## [Input for this task]
============

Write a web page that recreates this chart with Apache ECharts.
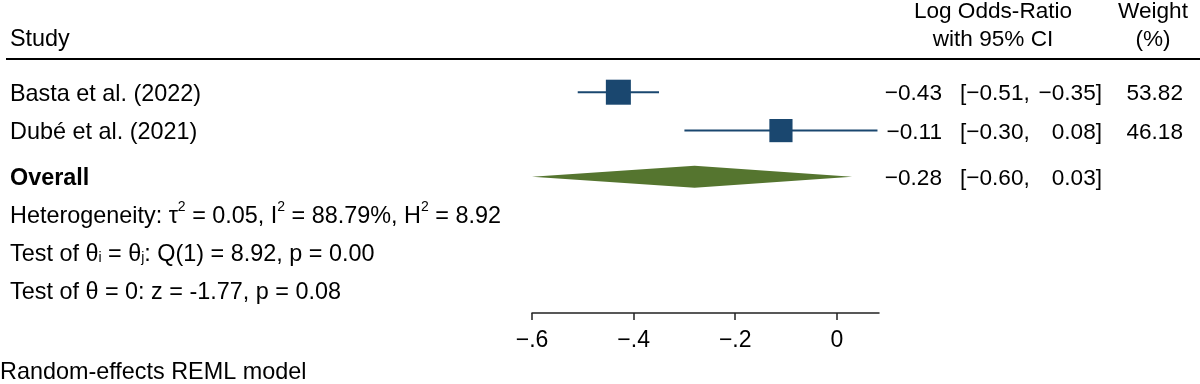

============

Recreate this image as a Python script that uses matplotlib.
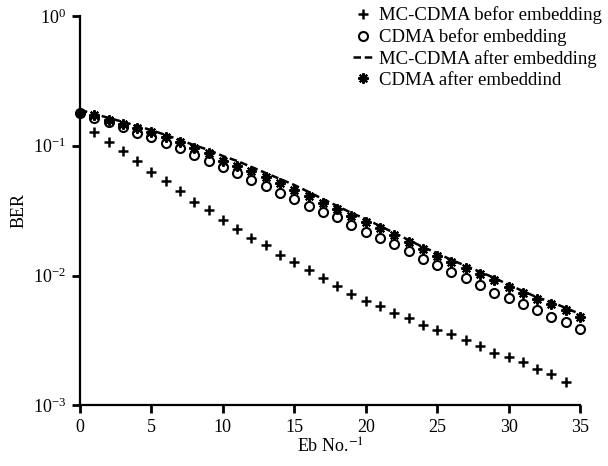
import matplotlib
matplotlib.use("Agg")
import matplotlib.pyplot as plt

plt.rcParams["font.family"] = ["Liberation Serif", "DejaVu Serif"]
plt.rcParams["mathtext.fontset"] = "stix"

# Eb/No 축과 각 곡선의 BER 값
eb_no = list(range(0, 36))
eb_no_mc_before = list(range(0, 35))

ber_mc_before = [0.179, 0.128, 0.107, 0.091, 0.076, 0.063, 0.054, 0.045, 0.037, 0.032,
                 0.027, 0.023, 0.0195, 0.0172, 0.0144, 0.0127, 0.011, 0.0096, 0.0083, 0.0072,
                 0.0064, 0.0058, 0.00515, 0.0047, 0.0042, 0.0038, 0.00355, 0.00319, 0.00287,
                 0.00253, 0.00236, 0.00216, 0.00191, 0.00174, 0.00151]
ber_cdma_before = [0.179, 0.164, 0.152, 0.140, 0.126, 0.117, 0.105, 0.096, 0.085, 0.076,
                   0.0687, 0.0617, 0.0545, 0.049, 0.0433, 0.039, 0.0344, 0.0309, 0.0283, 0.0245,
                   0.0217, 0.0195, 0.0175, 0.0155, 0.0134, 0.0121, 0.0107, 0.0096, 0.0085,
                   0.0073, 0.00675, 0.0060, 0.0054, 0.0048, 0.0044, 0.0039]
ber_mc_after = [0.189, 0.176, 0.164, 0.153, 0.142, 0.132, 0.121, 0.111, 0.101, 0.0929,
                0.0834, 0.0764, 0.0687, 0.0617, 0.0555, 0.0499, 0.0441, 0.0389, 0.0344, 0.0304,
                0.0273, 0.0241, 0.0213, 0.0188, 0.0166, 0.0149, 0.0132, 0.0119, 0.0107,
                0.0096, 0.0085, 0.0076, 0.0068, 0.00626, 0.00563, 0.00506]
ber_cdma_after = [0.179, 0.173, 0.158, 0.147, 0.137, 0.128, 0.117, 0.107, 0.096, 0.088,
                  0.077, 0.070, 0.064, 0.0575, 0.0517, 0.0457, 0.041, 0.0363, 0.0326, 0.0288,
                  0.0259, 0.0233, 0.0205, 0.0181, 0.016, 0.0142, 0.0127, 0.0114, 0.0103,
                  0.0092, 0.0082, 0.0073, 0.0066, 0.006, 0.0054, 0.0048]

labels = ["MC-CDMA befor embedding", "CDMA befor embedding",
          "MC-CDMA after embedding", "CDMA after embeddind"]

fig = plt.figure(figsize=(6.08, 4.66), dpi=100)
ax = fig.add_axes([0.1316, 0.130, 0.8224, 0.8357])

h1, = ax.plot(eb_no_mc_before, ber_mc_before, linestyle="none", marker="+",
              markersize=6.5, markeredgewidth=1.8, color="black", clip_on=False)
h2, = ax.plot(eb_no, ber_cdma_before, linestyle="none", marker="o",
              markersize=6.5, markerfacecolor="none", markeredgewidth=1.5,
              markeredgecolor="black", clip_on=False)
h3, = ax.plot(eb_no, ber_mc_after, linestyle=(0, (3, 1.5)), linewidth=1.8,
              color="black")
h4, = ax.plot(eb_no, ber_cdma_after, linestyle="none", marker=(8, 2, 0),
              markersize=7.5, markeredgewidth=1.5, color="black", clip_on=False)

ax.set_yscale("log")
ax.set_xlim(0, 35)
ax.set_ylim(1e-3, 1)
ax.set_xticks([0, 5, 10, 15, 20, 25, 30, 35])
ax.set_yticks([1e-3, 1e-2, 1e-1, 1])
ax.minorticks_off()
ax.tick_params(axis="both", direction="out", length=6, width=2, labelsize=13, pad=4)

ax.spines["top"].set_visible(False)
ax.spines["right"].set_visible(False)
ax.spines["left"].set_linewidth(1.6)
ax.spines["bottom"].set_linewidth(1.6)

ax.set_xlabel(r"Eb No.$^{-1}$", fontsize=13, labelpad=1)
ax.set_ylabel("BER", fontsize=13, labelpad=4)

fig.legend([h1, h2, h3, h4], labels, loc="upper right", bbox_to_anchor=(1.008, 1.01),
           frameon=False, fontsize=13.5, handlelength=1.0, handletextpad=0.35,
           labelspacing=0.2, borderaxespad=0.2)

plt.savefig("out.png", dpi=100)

============

## [Problem statement]
Skip all pictures. Retype exactly the span whose first line is the one with "Recreate this image" and whose last line is the one with "eb_no_mc_before = list(range(0, 35))".

## [Reply]
Recreate this image as a Python script that uses matplotlib.
import matplotlib
matplotlib.use("Agg")
import matplotlib.pyplot as plt

plt.rcParams["font.family"] = ["Liberation Serif", "DejaVu Serif"]
plt.rcParams["mathtext.fontset"] = "stix"

# Eb/No 축과 각 곡선의 BER 값
eb_no = list(range(0, 36))
eb_no_mc_before = list(range(0, 35))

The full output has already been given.